■ TASK INSTRUCTIONS: Nothing in the data should change when you return it, but leave the pictures out.

■ DATA EXTRACT:
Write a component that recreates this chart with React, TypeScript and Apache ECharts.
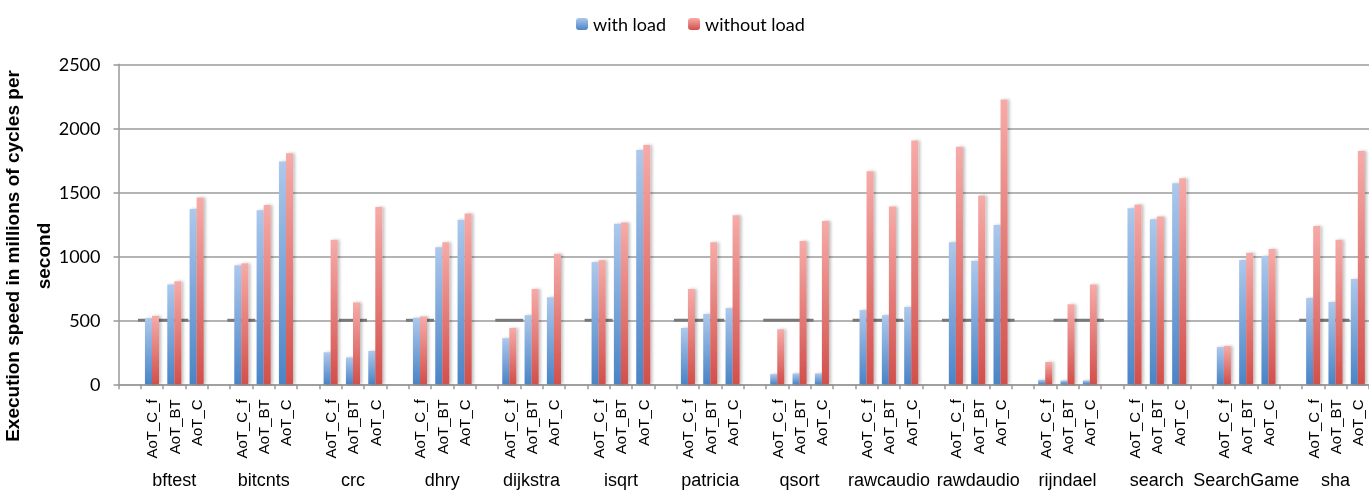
import React, { useEffect, useRef } from 'react';
import * as echarts from 'echarts';

const benchmarks = ['bftest', 'bitcnts', 'crc', 'dhry', 'dijkstra', 'isqrt', 'patricia', 'qsort', 'rawcaudio', 'rawdaudio', 'rijndael', 'search', 'SearchGame', 'sha'];
const variants = ['AoT_C_f', 'AoT_BT', 'AoT_C'];
const seriesNames = ['with load', 'without load'];

// values per benchmark: [AoT_C_f, AoT_BT, AoT_C]
const withLoad = [
  [515, 780, 1370],
  [930, 1360, 1740],
  [250, 210, 260],
  [520, 1070, 1285],
  [360, 540, 680],
  [955, 1255, 1830],
  [440, 550, 595],
  [80, 85, 85],
  [580, 540, 605],
  [1110, 965, 1245],
  [35, 30, 30],
  [1375, 1290, 1570],
  [291, 971, 1002],
  [674, 643, 823],
];
const withoutLoad = [
  [535, 805, 1460],
  [945, 1400, 1805],
  [1130, 640, 1385],
  [530, 1110, 1335],
  [440, 745, 1020],
  [970, 1265, 1870],
  [745, 1110, 1320],
  [430, 1120, 1275],
  [1665, 1390, 1905],
  [1855, 1475, 2225],
  [175, 625, 780],
  [1405, 1310, 1610],
  [299, 1028, 1057],
  [1237, 1130, 1823],
];
const yTicks = [0, 500, 1000, 1500, 2000, 2500];
const referenceLevel = 500;
// reference marks at the 500 level: [benchmark, first variant, last variant]
const referenceSpans = [
  ['bftest', 'AoT_C_f', 'AoT_BT'],
  ['bitcnts', 'AoT_C_f', 'AoT_C_f'],
  ['crc', 'AoT_BT', 'AoT_BT'],
  ['dhry', 'AoT_C_f', 'AoT_C_f'],
  ['dijkstra', 'AoT_C_f', 'AoT_C_f'],
  ['isqrt', 'AoT_C_f', 'AoT_C_f'],
  ['patricia', 'AoT_C_f', 'AoT_BT'],
  ['qsort', 'AoT_C_f', 'AoT_BT'],
  ['rawcaudio', 'AoT_C_f', 'AoT_BT'],
  ['rawdaudio', 'AoT_C_f', 'AoT_C'],
  ['rijndael', 'AoT_BT', 'AoT_C'],
  ['sha', 'AoT_C_f', 'AoT_BT'],
];

const slotVariants = ['', ...variants];
const slots = benchmarks.flatMap((b) => slotVariants.map((v) => b + '|' + v));

function slotValues(table: number[][]) {
  const out: (number | string)[] = [];
  benchmarks.forEach((_, bi) => {
    slotVariants.forEach((v) => {
      out.push(v === '' ? '-' : table[bi][variants.indexOf(v)]);
    });
  });
  return out;
}

function slotIndex(bench: string, variant: string) {
  return slots.indexOf(bench + '|' + variant);
}

export default function App() {
  const ref = useRef<HTMLDivElement>(null);

  useEffect(() => {
    if (!ref.current) return;
    const chart = echarts.init(ref.current, undefined, { renderer: 'svg' });

    const blue = new echarts.graphic.LinearGradient(0, 0, 0, 1, [
      { offset: 0, color: '#adc8ec' },
      { offset: 1, color: '#4a84c6' },
    ]);
    const red = new echarts.graphic.LinearGradient(0, 0, 0, 1, [
      { offset: 0, color: '#f6aba8' },
      { offset: 1, color: '#d24f4b' },
    ]);

    const refData = referenceSpans.map(([b, v1, v2]) => [slotIndex(b, v1), slotIndex(b, v2), referenceLevel]);

    chart.setOption({
      animation: false,
      legend: {
        data: seriesNames,
        top: 10,
        left: 571,
        itemWidth: 12,
        itemHeight: 12,
        itemGap: 22,
        textStyle: { fontFamily: 'Lato', fontSize: 18, color: '#000' },
      },
      grid: {
        left: 118.5,
        right: 0,
        top: 64.3,
        bottom: 106.7,
        containLabel: false,
        outerBoundsMode: 'none',
      },
      xAxis: [
        {
          type: 'category',
          data: slots,
          axisLine: { lineStyle: { color: '#999', width: 1.5 } },
          axisTick: { show: true, interval: 0, length: 5, lineStyle: { color: '#999', width: 1.5 } },
          axisLabel: {
            interval: 0,
            rotate: 90,
            margin: 15,
            fontFamily: 'Liberation Sans',
            fontSize: 15,
            color: '#000',
            formatter: (v: string) => v.split('|')[1],
          },
          splitLine: { show: false },
        },
        {
          type: 'category',
          data: slots,
          position: 'bottom',
          axisLine: { show: false },
          axisTick: { show: false },
          axisLabel: {
            interval: 0,
            margin: 87,
            fontFamily: 'Liberation Sans',
            fontSize: 18,
            color: '#000',
            formatter: (v: string) => {
              const [b, vv] = v.split('|');
              return vv === variants[1] ? b : '';
            },
          },
          splitLine: { show: false },
        },
      ],
      yAxis: {
        type: 'value',
        min: yTicks[0],
        max: yTicks[yTicks.length - 1],
        interval: yTicks[1] - yTicks[0],
        axisLine: { show: true, lineStyle: { color: '#999', width: 1.5 } },
        axisTick: { show: true, length: 5, lineStyle: { color: '#999', width: 1.5 } },
        axisLabel: { margin: 18, fontFamily: 'Lato', fontSize: 18, color: '#000', formatter: (v: number) => String(v) },
        splitLine: { lineStyle: { color: '#9b9b9b', width: 1.5 } },
      },
      graphic: [
        {
          type: 'text',
          x: 28,
          y: 256,
          rotation: Math.PI / 2,
          style: {
            text: 'Execution speed in millions of cycles per\nsecond',
            font: 'bold 19px "Liberation Sans"',
            fill: '#000',
            align: 'center',
            verticalAlign: 'middle',
            lineHeight: 31,
          },
        },
      ],
      series: [
        {
          type: 'custom',
          name: 'reference',
          z: 1,
          silent: true,
          encode: { x: [0, 1], y: 2 },
          data: refData,
          renderItem: (params: any, api: any) => {
            const p1 = api.coord([api.value(0), api.value(2)]);
            const p2 = api.coord([api.value(1), api.value(2)]);
            return {
              type: 'line',
              shape: { x1: p1[0] - 14, y1: p1[1], x2: p2[0] + 14, y2: p2[1] },
              style: { stroke: '#7a7a7a', lineWidth: 3 },
            };
          },
        },
        {
          type: 'bar',
          name: seriesNames[0],
          z: 2,
          data: slotValues(withLoad),
          barGap: '0%',
          barCategoryGap: '37%',
          itemStyle: { color: blue, shadowBlur: 3, shadowColor: 'rgba(0,0,0,0.25)', shadowOffsetX: 2, shadowOffsetY: 0 },
        },
        {
          type: 'bar',
          name: seriesNames[1],
          z: 2,
          data: slotValues(withoutLoad),
          barGap: '0%',
          barCategoryGap: '37%',
          itemStyle: { color: red, shadowBlur: 3, shadowColor: 'rgba(0,0,0,0.25)', shadowOffsetX: 2, shadowOffsetY: 0 },
        },
      ],
    });

    return () => chart.dispose();
  }, []);

  return <div ref={ref} style={{ position: 'fixed', left: 0, top: 0, width: 1369, height: 491 }} />;
}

■ FINAL RESULT:
Write a component that recreates this chart with React, TypeScript and Apache ECharts.
import React, { useEffect, useRef } from 'react';
import * as echarts from 'echarts';

const benchmarks = ['bftest', 'bitcnts', 'crc', 'dhry', 'dijkstra', 'isqrt', 'patricia', 'qsort', 'rawcaudio', 'rawdaudio', 'rijndael', 'search', 'SearchGame', 'sha'];
const variants = ['AoT_C_f', 'AoT_BT', 'AoT_C'];
const seriesNames = ['with load', 'without load'];

// values per benchmark: [AoT_C_f, AoT_BT, AoT_C]
const withLoad = [
  [515, 780, 1370],
  [930, 1360, 1740],
  [250, 210, 260],
  [520, 1070, 1285],
  [360, 540, 680],
  [955, 1255, 1830],
  [440, 550, 595],
  [80, 85, 85],
  [580, 540, 605],
  [1110, 965, 1245],
  [35, 30, 30],
  [1375, 1290, 1570],
  [291, 971, 1002],
  [674, 643, 823],
];
const withoutLoad = [
  [535, 805, 1460],
  [945, 1400, 1805],
  [1130, 640, 1385],
  [530, 1110, 1335],
  [440, 745, 1020],
  [970, 1265, 1870],
  [745, 1110, 1320],
  [430, 1120, 1275],
  [1665, 1390, 1905],
  [1855, 1475, 2225],
  [175, 625, 780],
  [1405, 1310, 1610],
  [299, 1028, 1057],
  [1237, 1130, 1823],
];
const yTicks = [0, 500, 1000, 1500, 2000, 2500];
const referenceLevel = 500;
// reference marks at the 500 level: [benchmark, first variant, last variant]
const referenceSpans = [
  ['bftest', 'AoT_C_f', 'AoT_BT'],
  ['bitcnts', 'AoT_C_f', 'AoT_C_f'],
  ['crc', 'AoT_BT', 'AoT_BT'],
  ['dhry', 'AoT_C_f', 'AoT_C_f'],
  ['dijkstra', 'AoT_C_f', 'AoT_C_f'],
  ['isqrt', 'AoT_C_f', 'AoT_C_f'],
  ['patricia', 'AoT_C_f', 'AoT_BT'],
  ['qsort', 'AoT_C_f', 'AoT_BT'],
  ['rawcaudio', 'AoT_C_f', 'AoT_BT'],
  ['rawdaudio', 'AoT_C_f', 'AoT_C'],
  ['rijndael', 'AoT_BT', 'AoT_C'],
  ['sha', 'AoT_C_f', 'AoT_BT'],
];

const slotVariants = ['', ...variants];
const slots = benchmarks.flatMap((b) => slotVariants.map((v) => b + '|' + v));

function slotValues(table: number[][]) {
  const out: (number | string)[] = [];
  benchmarks.forEach((_, bi) => {
    slotVariants.forEach((v) => {
      out.push(v === '' ? '-' : table[bi][variants.indexOf(v)]);
    });
  });
  return out;
}

function slotIndex(bench: string, variant: string) {
  return slots.indexOf(bench + '|' + variant);
}

export default function App() {
  const ref = useRef<HTMLDivElement>(null);

  useEffect(() => {
    if (!ref.current) return;
    const chart = echarts.init(ref.current, undefined, { renderer: 'svg' });

    const blue = new echarts.graphic.LinearGradient(0, 0, 0, 1, [
      { offset: 0, color: '#adc8ec' },
      { offset: 1, color: '#4a84c6' },
    ]);
    const red = new echarts.graphic.LinearGradient(0, 0, 0, 1, [
      { offset: 0, color: '#f6aba8' },
      { offset: 1, color: '#d24f4b' },
    ]);

    const refData = referenceSpans.map(([b, v1, v2]) => [slotIndex(b, v1), slotIndex(b, v2), referenceLevel]);

    chart.setOption({
      animation: false,
      legend: {
        data: seriesNames,
        top: 10,
        left: 571,
        itemWidth: 12,
        itemHeight: 12,
        itemGap: 22,
        textStyle: { fontFamily: 'Lato', fontSize: 18, color: '#000' },
      },
      grid: {
        left: 118.5,
        right: 0,
        top: 64.3,
        bottom: 106.7,
        containLabel: false,
        outerBoundsMode: 'none',
      },
      xAxis: [
        {
          type: 'category',
          data: slots,
          axisLine: { lineStyle: { color: '#999', width: 1.5 } },
          axisTick: { show: true, interval: 0, length: 5, lineStyle: { color: '#999', width: 1.5 } },
          axisLabel: {
            interval: 0,
            rotate: 90,
            margin: 15,
            fontFamily: 'Liberation Sans',
            fontSize: 15,
            color: '#000',
            formatter: (v: string) => v.split('|')[1],
          },
          splitLine: { show: false },
        },
        {
          type: 'category',
          data: slots,
          position: 'bottom',
          axisLine: { show: false },
          axisTick: { show: false },
          axisLabel: {
            interval: 0,
            margin: 87,
            fontFamily: 'Liberation Sans',
            fontSize: 18,
            color: '#000',
            formatter: (v: string) => {
              const [b, vv] = v.split('|');
              return vv === variants[1] ? b : '';
            },
          },
          splitLine: { show: false },
        },
      ],
      yAxis: {
        type: 'value',
        min: yTicks[0],
        max: yTicks[yTicks.length - 1],
        interval: yTicks[1] - yTicks[0],
        axisLine: { show: true, lineStyle: { color: '#999', width: 1.5 } },
        axisTick: { show: true, length: 5, lineStyle: { color: '#999', width: 1.5 } },
        axisLabel: { margin: 18, fontFamily: 'Lato', fontSize: 18, color: '#000', formatter: (v: number) => String(v) },
        splitLine: { lineStyle: { color: '#9b9b9b', width: 1.5 } },
      },
      graphic: [
        {
          type: 'text',
          x: 28,
          y: 256,
          rotation: Math.PI / 2,
          style: {
            text: 'Execution speed in millions of cycles per\nsecond',
            font: 'bold 19px "Liberation Sans"',
            fill: '#000',
            align: 'center',
            verticalAlign: 'middle',
            lineHeight: 31,
          },
        },
      ],
      series: [
        {
          type: 'custom',
          name: 'reference',
          z: 1,
          silent: true,
          encode: { x: [0, 1], y: 2 },
          data: refData,
          renderItem: (params: any, api: any) => {
            const p1 = api.coord([api.value(0), api.value(2)]);
            const p2 = api.coord([api.value(1), api.value(2)]);
            return {
              type: 'line',
              shape: { x1: p1[0] - 14, y1: p1[1], x2: p2[0] + 14, y2: p2[1] },
              style: { stroke: '#7a7a7a', lineWidth: 3 },
            };
          },
        },
        {
          type: 'bar',
          name: seriesNames[0],
          z: 2,
          data: slotValues(withLoad),
          barGap: '0%',
          barCategoryGap: '37%',
          itemStyle: { color: blue, shadowBlur: 3, shadowColor: 'rgba(0,0,0,0.25)', shadowOffsetX: 2, shadowOffsetY: 0 },
        },
        {
          type: 'bar',
          name: seriesNames[1],
          z: 2,
          data: slotValues(withoutLoad),
          barGap: '0%',
          barCategoryGap: '37%',
          itemStyle: { color: red, shadowBlur: 3, shadowColor: 'rgba(0,0,0,0.25)', shadowOffsetX: 2, shadowOffsetY: 0 },
        },
      ],
    });

    return () => chart.dispose();
  }, []);

  return <div ref={ref} style={{ position: 'fixed', left: 0, top: 0, width: 1369, height: 491 }} />;
}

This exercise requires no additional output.